The unproductive lulls. It’s 2:00 on a Tuesday and the lunch rush is over except for that one two-top who obviously plans to chat over their empty plates until the dinner shift starts. You do your side work, you sweep your section, secretly devour the abandoned plate of nachos that “died” in the window 15 minutes ago, and make a list in your head of errands to run on the way home—but you just can’t leave. And every time you invest yourself in a task, the two-top flags you down for more water. Staying home is very similar. Between rushes, you’re not languishing on the couch by any means, but your 5-10 minutes of down-time here and there are just enough to taunt you with the prospect of getting something done—only to frustrate the shit out of you when the demands of managing most major bodily functions of children under 5 intermittently chip away at your productivity--until your efforts to find that truck, fix this toy, and wipe that ass consume nearly 80% of an hour that was supposedly designated as “quiet time”.

Both make alcohol delicious. After a long day at the restaurant, there was nothing like an ice-cold beer. This was the early aughts, back when “craft beer” was still in its moonshine stages at the home of your hyper-intelligent DIY friend (who smoked a pipe and grew a beard at 25, long before the hipsters artisanally-fashioned their first handlebar mustashes)-- so nothing fancy was widely available. My go-to was just cold Coors Light in a bottle. But nothing tasted better. And I can now attest, after a long day of child-wrangling, that economy-gank of Barefoot Pinot Noir on e-vic at the Harris Teeter tastes like a rare Bordeaux. I can’t rage til last call like my young wait-staff brethren anymore, but I can celebrate “Wine-Down Wednesday”, “Thirsty Thursday”, “Free-For-All Friday” or whatever personal holiday starts at 8 pm on my couch and ends with Ray and I  falling asleep to the TV. And although I DO still work weekends at this job, at least I know the other parents in my life are clocked right in with me every Saturday and Sunday, sharing the load (and the occasional adult beverage).

The subjective compensation. In restaurants, tips are monetary and may or may not reflect the quality of your service. The lone business man who asked for nothing but soup leaves a tip bigger than his total bill, while the table that rode you like a derby horse for napkins and extra dressing leaves you coins on a $50 check. When you wait tables, tips make or break your day. When you work for your kids, your tips are the little scraps of gratitude they gradually learn to throw out as you mold them into what you hope will be an empathetic and compassionate individual one day. Sometimes, even at home, you get stiffed, regardless of the effort you put in. “This is BORING!” can reduce your Crafty Mom exploits to dust, while a simple, unprompted, “I love you, Mommy” can erase hours of maternal ill-will over that meltdown at the Target.

But here’s the big difference between waiting tables and raising kids.

Waiting tables, you can walk with a fat wad of cash and the satisfaction of hard work to propel you into the next shift.

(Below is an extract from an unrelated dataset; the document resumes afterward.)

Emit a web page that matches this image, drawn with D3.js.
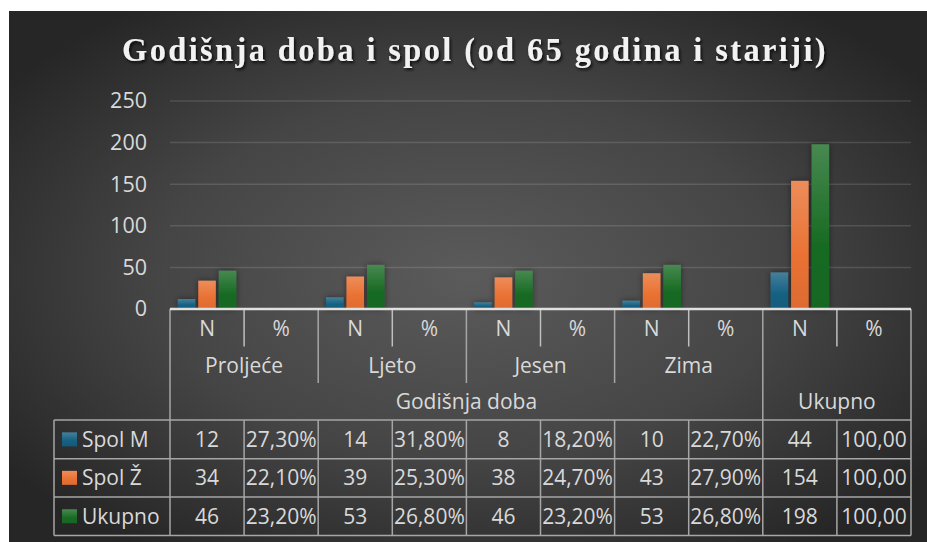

Or a bad section, grumpy tables, and a slow day can leave you with nothing to show for it. Oh, you still do the work—the prepping, serving, and cleaning—but if nobody’s tipping, that hourly wage ($3 per hour, back in my day) gets eaten up by taxes like free breadsticks, no matter how hard you work.

Back at home, there are days when the hugs are few, the “I love yous” are scarce, and moody complaints are the Soup of the Day that keeps spilling on your shoe. But even then, THIS job is always worth it. Because you know that eventually, that late shipment of laughter will finally arrive--and that ultimately, there’s no one you’d rather prep, serve, and clean for than these precious little maniacs. And at the end of the day, you always have them to show for it.